2) Build a rights router

  • Map identifiers to your use cases. In music that means ISRC and ISWC. In news it means article identifiers and content credentials. In code it means repository URLs, commit IDs, and package names. Your router should translate user actions into the right logs and royalty events.
  • Add content fingerprinting at both ends. Fingerprint inputs when you ingest them and outputs when you generate them. That gives you a way to detect impersonation and assign credit.

3) Ship a transparency surface

  • Give creators dashboards that show where and how their content informed model behavior. Include training participation, derivative usage, and payouts. Make switching participation on or off instant.
  • Publish a model bill of materials. List your licensed sources and what they cover. If you must use public data, disclose how you filtered it and what options exist for opting out.

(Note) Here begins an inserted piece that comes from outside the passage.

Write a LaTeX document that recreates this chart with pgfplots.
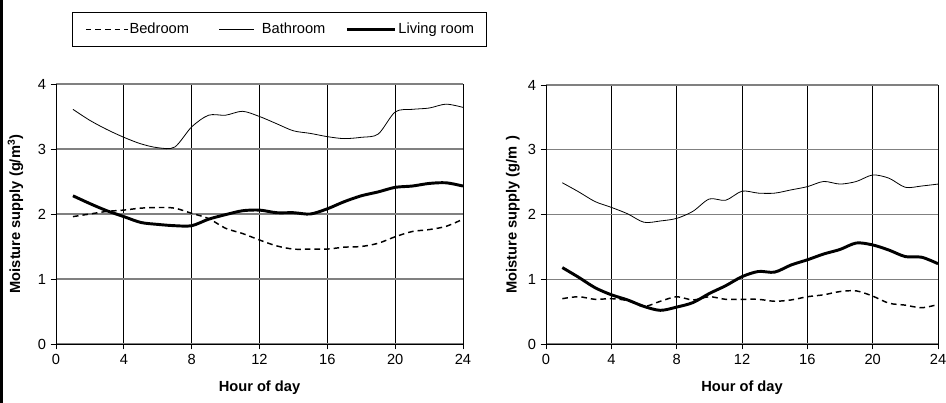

4) Experiment in sandboxes

  • For sensitive rights like voice cloning, run closed pilots with small catalogs and detailed consent. Use those learnings to draft your public terms.
  • Keep user uploaded content inside controlled environments until you have reliable fingerprinting, attribution, and payout flows.

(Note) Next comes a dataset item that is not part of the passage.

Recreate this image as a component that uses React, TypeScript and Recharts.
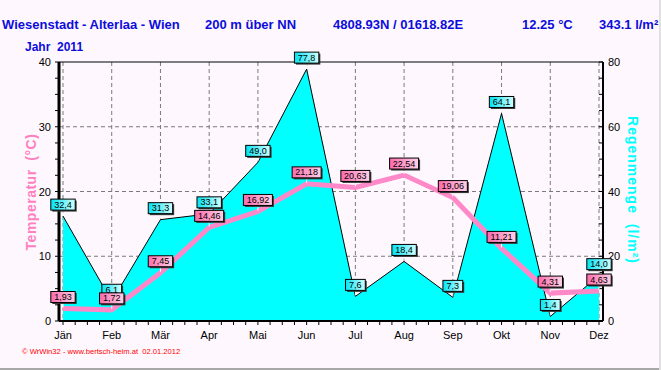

What this means for creators

Artists, journalists, and developers have rightfully demanded choice, credit, and compensation. The consent layer does not mean saying no to AI. It means using your leverage to shape it.

Three practical moves:

  • Negotiate clear participation tiers. Example: allow training but disallow voice cloning. Or allow style transfer for fans inside a specific app but not for commercial use elsewhere.
  • Ask for visibility. Do not accept black box statements. Ask for activity logs, attribution rules, and payout schedules that you can audit.
  • Anchor on standards. Use existing identifiers, watermarking, and content credentials so your work is discoverable and compensable wherever it travels.

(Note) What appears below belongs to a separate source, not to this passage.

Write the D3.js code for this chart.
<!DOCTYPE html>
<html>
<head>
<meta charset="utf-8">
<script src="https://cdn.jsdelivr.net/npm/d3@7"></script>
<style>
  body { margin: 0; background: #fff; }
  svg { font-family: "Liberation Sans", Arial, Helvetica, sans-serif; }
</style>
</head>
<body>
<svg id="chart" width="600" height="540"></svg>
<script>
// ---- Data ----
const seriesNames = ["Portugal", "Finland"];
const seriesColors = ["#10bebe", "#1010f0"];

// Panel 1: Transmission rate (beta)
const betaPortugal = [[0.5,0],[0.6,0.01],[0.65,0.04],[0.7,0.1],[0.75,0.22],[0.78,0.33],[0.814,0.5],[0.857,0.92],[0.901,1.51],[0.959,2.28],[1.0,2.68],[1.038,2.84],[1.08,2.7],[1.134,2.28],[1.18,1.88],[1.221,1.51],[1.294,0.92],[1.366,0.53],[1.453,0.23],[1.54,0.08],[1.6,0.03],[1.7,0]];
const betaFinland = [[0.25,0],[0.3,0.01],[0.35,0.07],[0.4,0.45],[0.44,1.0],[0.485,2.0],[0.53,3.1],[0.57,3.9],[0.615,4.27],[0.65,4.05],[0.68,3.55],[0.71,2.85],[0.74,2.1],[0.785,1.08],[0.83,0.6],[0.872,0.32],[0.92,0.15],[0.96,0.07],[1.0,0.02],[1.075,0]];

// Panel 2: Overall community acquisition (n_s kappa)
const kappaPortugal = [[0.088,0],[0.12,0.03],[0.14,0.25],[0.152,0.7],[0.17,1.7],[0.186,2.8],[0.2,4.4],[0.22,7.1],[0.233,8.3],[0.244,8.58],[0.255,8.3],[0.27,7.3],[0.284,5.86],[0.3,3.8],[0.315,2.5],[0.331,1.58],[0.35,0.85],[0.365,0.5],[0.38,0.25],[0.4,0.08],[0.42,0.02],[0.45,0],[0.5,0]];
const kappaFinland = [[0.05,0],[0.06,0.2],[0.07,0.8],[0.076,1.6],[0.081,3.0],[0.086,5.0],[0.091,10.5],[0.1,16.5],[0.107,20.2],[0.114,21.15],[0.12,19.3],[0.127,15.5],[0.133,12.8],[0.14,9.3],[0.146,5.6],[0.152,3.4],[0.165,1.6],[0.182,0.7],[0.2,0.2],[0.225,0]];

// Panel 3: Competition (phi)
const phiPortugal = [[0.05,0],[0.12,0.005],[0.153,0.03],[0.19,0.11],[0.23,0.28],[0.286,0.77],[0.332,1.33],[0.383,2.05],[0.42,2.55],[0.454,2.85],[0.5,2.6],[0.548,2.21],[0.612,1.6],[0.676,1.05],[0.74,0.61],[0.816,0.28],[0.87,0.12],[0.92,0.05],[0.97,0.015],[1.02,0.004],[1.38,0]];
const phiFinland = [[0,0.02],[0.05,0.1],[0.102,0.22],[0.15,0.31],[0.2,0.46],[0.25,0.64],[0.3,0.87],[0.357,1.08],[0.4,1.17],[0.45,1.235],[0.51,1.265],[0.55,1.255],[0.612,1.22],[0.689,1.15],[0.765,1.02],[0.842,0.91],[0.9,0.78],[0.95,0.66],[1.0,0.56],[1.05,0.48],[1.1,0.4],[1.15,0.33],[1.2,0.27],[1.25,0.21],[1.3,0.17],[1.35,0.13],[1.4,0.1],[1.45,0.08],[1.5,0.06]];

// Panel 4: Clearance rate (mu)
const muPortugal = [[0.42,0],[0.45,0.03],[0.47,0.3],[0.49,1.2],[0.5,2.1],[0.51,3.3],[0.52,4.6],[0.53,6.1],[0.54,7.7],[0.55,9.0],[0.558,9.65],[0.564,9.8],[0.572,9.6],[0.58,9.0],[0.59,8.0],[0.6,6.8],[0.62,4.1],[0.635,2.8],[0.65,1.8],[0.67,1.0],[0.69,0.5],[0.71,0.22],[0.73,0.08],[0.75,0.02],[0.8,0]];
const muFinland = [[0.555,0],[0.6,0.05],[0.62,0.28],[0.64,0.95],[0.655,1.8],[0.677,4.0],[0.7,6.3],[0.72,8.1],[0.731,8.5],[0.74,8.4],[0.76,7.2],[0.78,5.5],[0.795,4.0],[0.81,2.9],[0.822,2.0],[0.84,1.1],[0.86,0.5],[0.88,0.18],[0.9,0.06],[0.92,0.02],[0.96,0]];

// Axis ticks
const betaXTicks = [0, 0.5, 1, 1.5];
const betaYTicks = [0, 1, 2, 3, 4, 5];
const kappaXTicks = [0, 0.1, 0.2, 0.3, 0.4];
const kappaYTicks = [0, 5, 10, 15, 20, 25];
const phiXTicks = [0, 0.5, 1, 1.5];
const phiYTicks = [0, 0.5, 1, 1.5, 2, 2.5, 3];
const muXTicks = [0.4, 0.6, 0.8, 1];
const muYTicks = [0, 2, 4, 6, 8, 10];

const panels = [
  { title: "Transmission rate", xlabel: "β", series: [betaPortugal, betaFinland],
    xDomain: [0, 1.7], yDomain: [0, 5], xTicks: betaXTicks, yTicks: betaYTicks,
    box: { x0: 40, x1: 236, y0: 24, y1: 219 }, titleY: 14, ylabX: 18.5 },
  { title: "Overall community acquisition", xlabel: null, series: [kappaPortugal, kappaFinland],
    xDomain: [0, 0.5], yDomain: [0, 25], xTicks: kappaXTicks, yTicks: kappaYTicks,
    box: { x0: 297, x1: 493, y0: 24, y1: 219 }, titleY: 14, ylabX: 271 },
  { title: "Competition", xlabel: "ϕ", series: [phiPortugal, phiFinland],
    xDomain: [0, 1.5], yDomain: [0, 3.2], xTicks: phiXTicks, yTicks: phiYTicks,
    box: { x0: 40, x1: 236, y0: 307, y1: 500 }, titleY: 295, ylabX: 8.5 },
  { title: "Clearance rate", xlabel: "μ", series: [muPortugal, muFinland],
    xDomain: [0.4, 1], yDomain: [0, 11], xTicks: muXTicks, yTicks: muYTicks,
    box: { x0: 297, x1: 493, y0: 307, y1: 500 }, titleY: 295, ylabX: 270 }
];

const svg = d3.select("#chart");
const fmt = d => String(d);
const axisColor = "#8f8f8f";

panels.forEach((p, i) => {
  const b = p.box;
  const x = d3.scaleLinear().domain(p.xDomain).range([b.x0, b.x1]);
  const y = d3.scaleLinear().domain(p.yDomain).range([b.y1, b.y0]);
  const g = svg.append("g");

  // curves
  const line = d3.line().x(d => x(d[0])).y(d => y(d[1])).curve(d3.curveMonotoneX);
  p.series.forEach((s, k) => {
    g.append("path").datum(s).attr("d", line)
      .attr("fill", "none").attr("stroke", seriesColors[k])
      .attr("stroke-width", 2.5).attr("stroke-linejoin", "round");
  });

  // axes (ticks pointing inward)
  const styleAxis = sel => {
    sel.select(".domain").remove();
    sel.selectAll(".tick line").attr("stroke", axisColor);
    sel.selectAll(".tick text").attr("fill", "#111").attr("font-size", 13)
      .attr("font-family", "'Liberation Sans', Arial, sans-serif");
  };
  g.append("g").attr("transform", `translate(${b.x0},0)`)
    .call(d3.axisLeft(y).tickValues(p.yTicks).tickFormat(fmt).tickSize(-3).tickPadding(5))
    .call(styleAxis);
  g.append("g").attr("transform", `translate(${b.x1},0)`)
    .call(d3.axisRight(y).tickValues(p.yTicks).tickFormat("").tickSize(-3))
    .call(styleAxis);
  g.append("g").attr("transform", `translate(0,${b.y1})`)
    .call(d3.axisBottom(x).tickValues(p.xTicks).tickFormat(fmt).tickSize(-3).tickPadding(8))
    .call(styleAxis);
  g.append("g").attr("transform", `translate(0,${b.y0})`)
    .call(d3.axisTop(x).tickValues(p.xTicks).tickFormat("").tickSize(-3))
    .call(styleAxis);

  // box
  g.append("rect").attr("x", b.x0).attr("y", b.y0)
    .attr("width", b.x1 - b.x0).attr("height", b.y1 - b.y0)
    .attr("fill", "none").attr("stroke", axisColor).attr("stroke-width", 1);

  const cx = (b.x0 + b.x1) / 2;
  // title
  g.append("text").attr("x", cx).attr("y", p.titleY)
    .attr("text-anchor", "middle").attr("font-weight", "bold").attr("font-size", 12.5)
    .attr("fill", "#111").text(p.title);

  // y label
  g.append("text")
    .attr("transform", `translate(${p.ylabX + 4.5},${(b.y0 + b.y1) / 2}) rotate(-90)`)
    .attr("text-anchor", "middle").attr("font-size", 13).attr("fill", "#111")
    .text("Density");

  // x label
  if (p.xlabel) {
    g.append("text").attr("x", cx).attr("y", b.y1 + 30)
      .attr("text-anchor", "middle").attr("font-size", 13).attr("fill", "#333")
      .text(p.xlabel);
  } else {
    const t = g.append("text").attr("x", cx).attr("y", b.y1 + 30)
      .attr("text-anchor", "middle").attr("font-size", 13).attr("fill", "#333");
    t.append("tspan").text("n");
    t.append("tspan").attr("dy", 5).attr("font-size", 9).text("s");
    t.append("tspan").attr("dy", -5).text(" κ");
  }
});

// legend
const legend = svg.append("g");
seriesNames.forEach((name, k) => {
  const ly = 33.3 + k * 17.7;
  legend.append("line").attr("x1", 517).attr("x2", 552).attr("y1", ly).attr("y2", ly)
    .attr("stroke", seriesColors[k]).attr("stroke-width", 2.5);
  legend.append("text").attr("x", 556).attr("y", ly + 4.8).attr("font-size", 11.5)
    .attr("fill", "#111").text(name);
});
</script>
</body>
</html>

The policy and standards backdrop

Standards bodies and industry groups now have the opportunity to turn bespoke legal documents into reusable patterns. Expect more adoption of content credentials for provenance, stronger use of music metadata like ISRC and ISWC in AI contexts, and model reporting frameworks that let auditors verify training sources and guardrails. Platforms will seek safe harbors in exchange for adopting those standards and honoring do not train signals. Insurers will begin to price premiums around whether a product runs on licensed catalogs with watermarking and attribution.

Open questions to watch

  • Price discovery: What does a fair training rate look like for a platinum album versus a niche repository that moves a benchmark by five points. Expect auctions, performance based bonuses, and floor rates to emerge.
  • Model leakage: Even with clean inputs, how do we prove that outputs do not recreate protected content. Expect a combination of output filters, watermarking, and auditing.
  • Interoperability: Can credits move across platforms when a fan remix travels from one app to another. Clearinghouses will form to route royalties across ecosystems, with standardized identifiers to bridge them.

Conclusion: consent as an accelerant

The late October announcements were not the end of a fight. They were the start of a market. Universal and Udio sketched how to license training and contain output so that artists get paid. Spotify and labels showed how to line up incentives for the next wave of consumer features. YouTube demonstrated how to build tools where content is already published and monetized. News organizations and developer communities are carving similar paths through partnerships that blend attribution, revenue, and access.

The takeaway for anyone building models is simple. The fastest route from prototype to product runs through permission. The scrape first playbook created an arms race of lawsuits and workarounds. The consent layer creates something more durable. It turns catalogs into infrastructure, creators into allies, and royalties into rails. Once those rails exist, products can move faster and further because the people who power them are on board.